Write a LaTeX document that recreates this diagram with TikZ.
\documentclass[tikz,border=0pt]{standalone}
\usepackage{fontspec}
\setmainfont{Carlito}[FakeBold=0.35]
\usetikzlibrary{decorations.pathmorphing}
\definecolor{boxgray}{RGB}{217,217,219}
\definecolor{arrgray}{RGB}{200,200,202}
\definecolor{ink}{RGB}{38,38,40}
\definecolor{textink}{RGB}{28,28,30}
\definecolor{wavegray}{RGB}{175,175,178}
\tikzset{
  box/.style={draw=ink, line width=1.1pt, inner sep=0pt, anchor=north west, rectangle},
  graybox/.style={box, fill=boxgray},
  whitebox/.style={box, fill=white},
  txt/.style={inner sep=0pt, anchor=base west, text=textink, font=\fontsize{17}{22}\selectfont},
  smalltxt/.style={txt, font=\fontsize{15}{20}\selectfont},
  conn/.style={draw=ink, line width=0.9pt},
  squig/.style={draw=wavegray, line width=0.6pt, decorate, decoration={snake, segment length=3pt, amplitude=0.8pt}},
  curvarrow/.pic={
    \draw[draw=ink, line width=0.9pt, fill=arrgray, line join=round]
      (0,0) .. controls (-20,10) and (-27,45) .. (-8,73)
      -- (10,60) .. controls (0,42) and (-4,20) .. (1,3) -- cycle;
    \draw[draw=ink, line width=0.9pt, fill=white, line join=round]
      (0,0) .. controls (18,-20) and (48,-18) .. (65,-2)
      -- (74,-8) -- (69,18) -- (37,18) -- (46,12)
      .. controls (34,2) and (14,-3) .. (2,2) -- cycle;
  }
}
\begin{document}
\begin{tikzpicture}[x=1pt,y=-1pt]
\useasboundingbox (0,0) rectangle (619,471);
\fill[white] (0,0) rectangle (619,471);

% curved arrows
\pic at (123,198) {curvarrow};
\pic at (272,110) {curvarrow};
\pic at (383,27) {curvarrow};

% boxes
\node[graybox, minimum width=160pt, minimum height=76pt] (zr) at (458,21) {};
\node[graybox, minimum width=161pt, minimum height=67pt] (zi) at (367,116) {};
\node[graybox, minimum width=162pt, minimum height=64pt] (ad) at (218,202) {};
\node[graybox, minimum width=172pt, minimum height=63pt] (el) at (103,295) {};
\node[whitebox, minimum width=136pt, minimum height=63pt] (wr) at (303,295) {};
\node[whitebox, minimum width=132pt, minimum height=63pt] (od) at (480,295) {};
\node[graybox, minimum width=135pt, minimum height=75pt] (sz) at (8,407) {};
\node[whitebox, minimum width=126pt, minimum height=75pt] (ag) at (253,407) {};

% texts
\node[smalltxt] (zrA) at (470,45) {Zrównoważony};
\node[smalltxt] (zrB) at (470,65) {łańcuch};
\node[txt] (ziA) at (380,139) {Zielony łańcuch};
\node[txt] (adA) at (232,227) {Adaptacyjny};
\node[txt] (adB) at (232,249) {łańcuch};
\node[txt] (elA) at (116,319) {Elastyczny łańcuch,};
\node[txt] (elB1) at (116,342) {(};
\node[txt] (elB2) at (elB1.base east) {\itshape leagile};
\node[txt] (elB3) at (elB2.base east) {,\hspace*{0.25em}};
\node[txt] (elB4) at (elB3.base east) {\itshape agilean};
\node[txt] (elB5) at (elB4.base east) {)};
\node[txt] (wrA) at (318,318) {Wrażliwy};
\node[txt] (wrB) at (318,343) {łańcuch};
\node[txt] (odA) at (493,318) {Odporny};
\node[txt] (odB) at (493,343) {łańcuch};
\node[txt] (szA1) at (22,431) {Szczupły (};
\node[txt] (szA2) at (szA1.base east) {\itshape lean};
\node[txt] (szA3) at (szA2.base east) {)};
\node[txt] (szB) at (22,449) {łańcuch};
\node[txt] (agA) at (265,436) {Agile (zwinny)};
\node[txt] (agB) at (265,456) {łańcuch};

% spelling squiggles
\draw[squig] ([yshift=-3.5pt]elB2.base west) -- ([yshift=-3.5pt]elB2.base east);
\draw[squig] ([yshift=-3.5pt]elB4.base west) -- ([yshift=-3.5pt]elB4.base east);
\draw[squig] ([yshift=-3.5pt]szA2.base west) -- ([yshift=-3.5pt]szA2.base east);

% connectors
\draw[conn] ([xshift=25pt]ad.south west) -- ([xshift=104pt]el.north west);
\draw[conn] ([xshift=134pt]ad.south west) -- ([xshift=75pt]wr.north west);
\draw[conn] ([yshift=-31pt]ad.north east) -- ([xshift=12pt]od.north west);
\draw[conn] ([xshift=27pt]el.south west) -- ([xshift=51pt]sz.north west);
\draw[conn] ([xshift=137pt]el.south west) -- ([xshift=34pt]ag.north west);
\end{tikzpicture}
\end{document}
= = = =
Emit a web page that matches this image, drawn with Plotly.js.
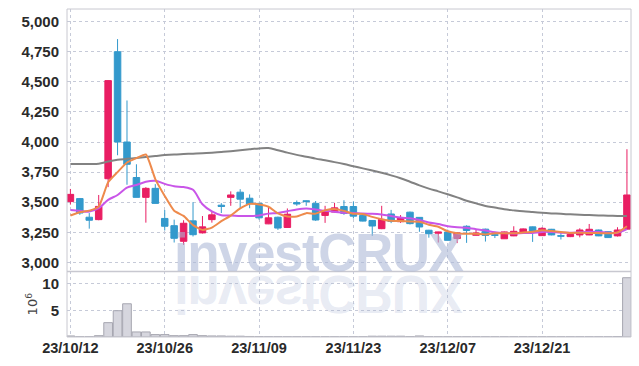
= = = =
> _GIVEN INSTRUCTION_
Copy every line of the listing that contains the word "this".

> _ANSWER TO THE EXERCISE_
Write a LaTeX document that recreates this diagram with TikZ.
Emit a web page that matches this image, drawn with Plotly.js.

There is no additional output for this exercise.